Small and medium-sized enterprises (SMEs) in the UK are falling for dangerous myths about cybercrime and its impact, according to a new survey.
The government campaign Cyber Streetwise released new data last week (February 25th) that suggests almost four-fifths (78 per cent) of SMEs hold at least one misconception about their exposure to cyber risk.
For example, over a quarter (26 per cent) of respondents were under the impression that only companies who take payments online are vulnerable to hacking threats.
A further 22 per cent held the view that cybercriminals are simply not interested in smaller businesses, tending instead to target large enterprises.

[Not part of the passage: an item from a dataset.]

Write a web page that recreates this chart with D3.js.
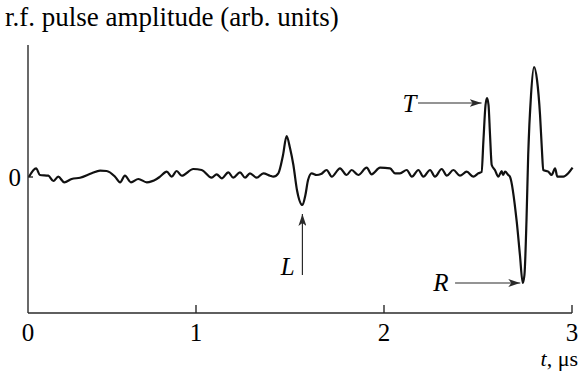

In reality, a third (33 per cent) of SMEs were the victims of cyber attacks last year.
Based on the results of a previous government survey, in which researchers estimated the cost of a data breach at between £65,000 and £115,000 plus as many as ten wasted days, Cyber Streetwise concluded that the average UK SME’s negligence is putting 32 per cent of its revenue at risk.
Commenting on the data, John Allan of the Federation of Small Businesses (FSB) warned that business owners and managers “need to see and understand this threat clearly, and take the steps necessary to protect themselves”.
Mr Allan added, however, that separate FSB research had given a more positive picture of SMEs’ awareness levels. On that occasion, 61 per cent of small businesses admitted to being worried of the threat of data theft or loss.
“We need to give these businesses the knowledge and tools they require to prevent this from happening,” the FSB chairman concluded.